Prabowo faces other problems with multi-alignment, not least that it does not bring the same benefits as active alignment. As an example, great powers will not be keen to transfer military technologies or resources to countries that are not deemed trusted allies. There is also a “perception problem”. If Indonesia engages deeply with multiple great powers it will need to explain its rationale to other key partners, including ASEAN members as well as its domestic audience. This could jeopardise Indonesia’s leadership of ASEAN and complicate efforts to resolve existing regional problems, particularly the South China Sea dispute.

Over-commitment will also pose an issue. To support multi-alignment, Indonesia must engage with many diplomatic initiatives, yet it has limited financial resources and institutional support. This could create diplomatic fatigue in Indonesia’s foreign ministry and force the country to play only minor roles in regional initiatives rather than setting the rules.
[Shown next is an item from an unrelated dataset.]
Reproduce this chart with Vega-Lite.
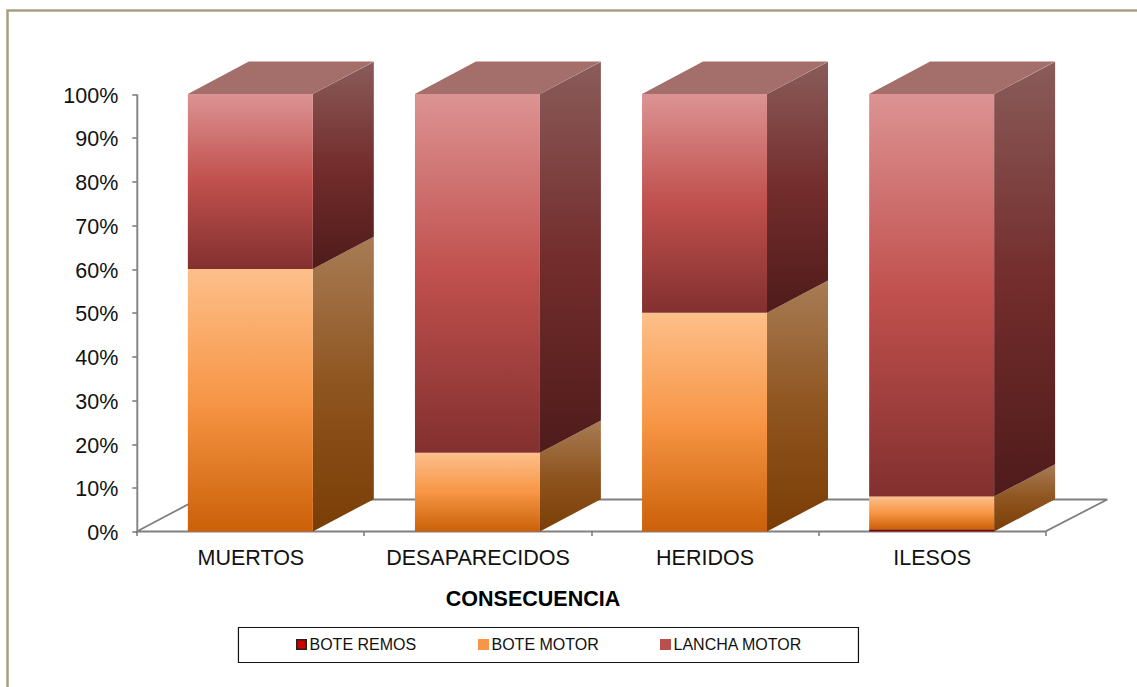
{
"$schema":"https://vega.github.io/schema/vega-lite/v6.json",
"autosize":"none",
"width":1140,"height":690,
"padding":{"left":7.5,"top":10.5,"right":-10.5,"bottom":-13.5},
"background":"white",
"config":{"font":"Liberation Sans","view":{"stroke":"#a89f82","strokeWidth":2.5,"fill":"white"}},
"datasets":{
"valores":[
{"consecuencia":"MUERTOS","serie":"BOTE MOTOR","orden":2,"valor":60},
{"consecuencia":"MUERTOS","serie":"LANCHA MOTOR","orden":3,"valor":40},
{"consecuencia":"DESAPARECIDOS","serie":"BOTE MOTOR","orden":2,"valor":18},
{"consecuencia":"DESAPARECIDOS","serie":"LANCHA MOTOR","orden":3,"valor":82},
{"consecuencia":"HERIDOS","serie":"BOTE MOTOR","orden":2,"valor":50},
{"consecuencia":"HERIDOS","serie":"LANCHA MOTOR","orden":3,"valor":50},
{"consecuencia":"ILESOS","serie":"BOTE REMOS","orden":1,"valor":0.5},
{"consecuencia":"ILESOS","serie":"BOTE MOTOR","orden":2,"valor":7.5},
{"consecuencia":"ILESOS","serie":"LANCHA MOTOR","orden":3,"valor":92}
],
"laterales":[
{"consecuencia":"MUERTOS","serie":"BOTE MOTOR","borde":"frente","desde":0,"hasta":0.6},
{"consecuencia":"MUERTOS","serie":"BOTE MOTOR","borde":"fondo","desde":0.074,"hasta":0.674},
{"consecuencia":"MUERTOS","serie":"LANCHA MOTOR","borde":"frente","desde":0.6,"hasta":1},
{"consecuencia":"MUERTOS","serie":"LANCHA MOTOR","borde":"fondo","desde":0.674,"hasta":1.074},
{"consecuencia":"DESAPARECIDOS","serie":"BOTE MOTOR","borde":"frente","desde":0,"hasta":0.18},
{"consecuencia":"DESAPARECIDOS","serie":"BOTE MOTOR","borde":"fondo","desde":0.074,"hasta":0.254},
{"consecuencia":"DESAPARECIDOS","serie":"LANCHA MOTOR","borde":"frente","desde":0.18,"hasta":1},
{"consecuencia":"DESAPARECIDOS","serie":"LANCHA MOTOR","borde":"fondo","desde":0.254,"hasta":1.074},
{"consecuencia":"HERIDOS","serie":"BOTE MOTOR","borde":"frente","desde":0,"hasta":0.5},
{"consecuencia":"HERIDOS","serie":"BOTE MOTOR","borde":"fondo","desde":0.074,"hasta":0.574},
{"consecuencia":"HERIDOS","serie":"LANCHA MOTOR","borde":"frente","desde":0.5,"hasta":1},
{"consecuencia":"HERIDOS","serie":"LANCHA MOTOR","borde":"fondo","desde":0.574,"hasta":1.074},
{"consecuencia":"ILESOS","serie":"BOTE MOTOR","borde":"frente","desde":0,"hasta":0.08},
{"consecuencia":"ILESOS","serie":"BOTE MOTOR","borde":"fondo","desde":0.074,"hasta":0.154},
{"consecuencia":"ILESOS","serie":"LANCHA MOTOR","borde":"frente","desde":0.08,"hasta":1},
{"consecuencia":"ILESOS","serie":"LANCHA MOTOR","borde":"fondo","desde":0.154,"hasta":1.074}
]
},
"data":{"name":"valores"},
"encoding":{
"x":{"field":"consecuencia","type":"nominal","sort":["MUERTOS","DESAPARECIDOS","HERIDOS","ILESOS"],
 "scale":{"domain":["MUERTOS","DESAPARECIDOS","HERIDOS","ILESOS"],"range":[129.3,1037.7],"paddingInner":0,"paddingOuter":0},
 "axis":{"title":"CONSECUENCIA","titleFontSize":21.5,"titleFontWeight":"bold","titleColor":"#000","titlePadding":19,"titleX":525,"labelFontSize":21.5,"labelColor":"#111","labelAngle":0,"labelPadding":12,"tickBand":"extent","tickColor":"#333","tickSize":5,"domainColor":"#868686","domainWidth":2,"offset":-170,"labelLimit":300,"grid":false}}
},
"layer":[
{"transform":[{"filter":"datum.serie==='LANCHA MOTOR' && datum.consecuencia==='MUERTOS'"}],
 "mark":{"type":"point","shape":"M-113.6,0 L-53,-32 L857,-32 L794.8,0 Z","size":4,"filled":true,"fill":"white","stroke":"#808080","strokeWidth":1.8,"opacity":1},
 "encoding":{"y":{"datum":0,"type":"quantitative","scale":{"domain":[0,1],"range":[521,83.5]},
   "axis":{"title":null,"values":[0,0.1,0.2,0.3,0.4,0.5,0.6,0.7,0.8,0.9,1],"format":".0%","labelFontSize":21.5,"labelColor":"#111","labelPadding":14,"labelOffset":2,"tickColor":"#333","tickSize":5,"domainColor":"#868686","domainWidth":2,"offset":-129.3,"grid":false}}}},
{"transform":[{"filter":"datum.serie==='LANCHA MOTOR' && datum.consecuencia==='MUERTOS'"}],
 "mark":{"type":"point","shape":"M-11.9,96 L608.1,96 L608.1,131 L-11.9,131 Z","size":4,"filled":true,"fill":"white","stroke":"#111","strokeWidth":1.2,"opacity":1},
 "encoding":{"y":{"datum":0,"type":"quantitative"}}},
{"data":{"name":"laterales"},"transform":[{"filter":"datum.serie==='BOTE MOTOR'"}],
 "mark":{"type":"area","fill":{"gradient":"linear","x1":0,"y1":0,"x2":0,"y2":1,"stops":[{"offset":0,"color":"#a87c55"},{"offset":0.5,"color":"#8f5520"},{"offset":1,"color":"#7a3d05"}]}},
 "encoding":{"xOffset":{"field":"borde","type":"nominal","scale":{"type":"point","padding":0,"domain":["frente","fondo"],"range":[176,237]}},
  "y":{"field":"desde","type":"quantitative"},"y2":{"field":"hasta"},"detail":{"field":"consecuencia"}}},
{"data":{"name":"laterales"},"transform":[{"filter":"datum.serie==='LANCHA MOTOR'"}],
 "mark":{"type":"area","fill":{"gradient":"linear","x1":0,"y1":0,"x2":0,"y2":1,"stops":[{"offset":0,"color":"#8a5c5a"},{"offset":0.5,"color":"#732d2c"},{"offset":1,"color":"#4f1b1b"}]}},
 "encoding":{"xOffset":{"field":"borde","type":"nominal","scale":{"type":"point","padding":0,"domain":["frente","fondo"],"range":[176,237]}},
  "y":{"field":"desde","type":"quantitative"},"y2":{"field":"hasta"},"detail":{"field":"consecuencia"}}},
{"transform":[{"stack":"valor","groupby":["consecuencia"],"sort":[{"field":"orden"}],"offset":"normalize","as":["inicio","fin"]},{"filter":"datum.serie==='BOTE REMOS'"}],
 "mark":{"type":"bar","size":125,"fill":"#7a0a00"},
 "encoding":{"y":{"field":"inicio","type":"quantitative"},"y2":{"field":"fin"}}},
{"transform":[{"stack":"valor","groupby":["consecuencia"],"sort":[{"field":"orden"}],"offset":"normalize","as":["inicio","fin"]},{"filter":"datum.serie==='BOTE MOTOR'"}],
 "mark":{"type":"bar","size":125,"fill":{"gradient":"linear","x1":0,"y1":0,"x2":0,"y2":1,"stops":[{"offset":0,"color":"#fdbf8a"},{"offset":0.5,"color":"#f79646"},{"offset":1,"color":"#cb6008"}]}},
 "encoding":{"y":{"field":"inicio","type":"quantitative"},"y2":{"field":"fin"}}},
{"transform":[{"stack":"valor","groupby":["consecuencia"],"sort":[{"field":"orden"}],"offset":"normalize","as":["inicio","fin"]},{"filter":"datum.serie==='LANCHA MOTOR'"}],
 "mark":{"type":"bar","size":125,"fill":{"gradient":"linear","x1":0,"y1":0,"x2":0,"y2":1,"stops":[{"offset":0,"color":"#dc9393"},{"offset":0.5,"color":"#c0504d"},{"offset":1,"color":"#82302f"}]}},
 "encoding":{"y":{"field":"inicio","type":"quantitative"},"y2":{"field":"fin"}}},
{"transform":[{"filter":"datum.serie==='LANCHA MOTOR'"}],
 "mark":{"type":"point","shape":"M-62.5,0 L62.5,0 L123.5,-32.5 L-1.5,-32.5 Z","size":4,"filled":true,"fill":"#a46f6b","opacity":1},
 "encoding":{"y":{"datum":1,"type":"quantitative"}}},
{"mark":{"type":"point","filled":true,"opacity":0,"size":120,"shape":"square"},
 "encoding":{"y":{"datum":0,"type":"quantitative"},
  "stroke":{"field":"serie","type":"nominal","scale":{"domain":["BOTE REMOS","BOTE MOTOR","LANCHA MOTOR"],"range":["#222222","#f79646","#b9504e"]},"legend":null},
  "fill":{"field":"serie","type":"nominal","scale":{"domain":["BOTE REMOS","BOTE MOTOR","LANCHA MOTOR"],"range":["#d00000","#f79646","#b9504e"]},
   "legend":{"title":null,"orient":"none","legendX":286,"legendY":626,"direction":"horizontal","columns":3,"gridAlign":"all","symbolType":"square","symbolSize":90,"symbolStrokeWidth":1.5,"symbolOpacity":1,"labelFontSize":16,"labelColor":"#111","labelOffset":0,"columnPadding":37,"padding":0,"labelLimit":300}}}}
]
}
In this environment, Prabowo needs to consider the political realities behind his multi-alignment venture. Indonesia is a middle power with limited diplomatic, military, and economic capabilities to influence and steer global politics. A multi-alignment that does not consider this reality could weaken Indonesia’s role in ASEAN, in particular on the unresolved issues of the Myanmar peace process, the Thai-Cambodia border crisis, and the South China Sea dispute. At the same time, Prabowo’s engagement with Trump could trap Indonesia in Trump’s personal orbit without any tangible benefits for the country.

Prabowo's pursuit of multi-alignment needs a clear direction, a strong rationale, and a risk management strategy for any engagement with great powers. In practical terms, that will mean less time spent on pragmatic non-alignment strategies and more spent on institutional support for the foreign ministry.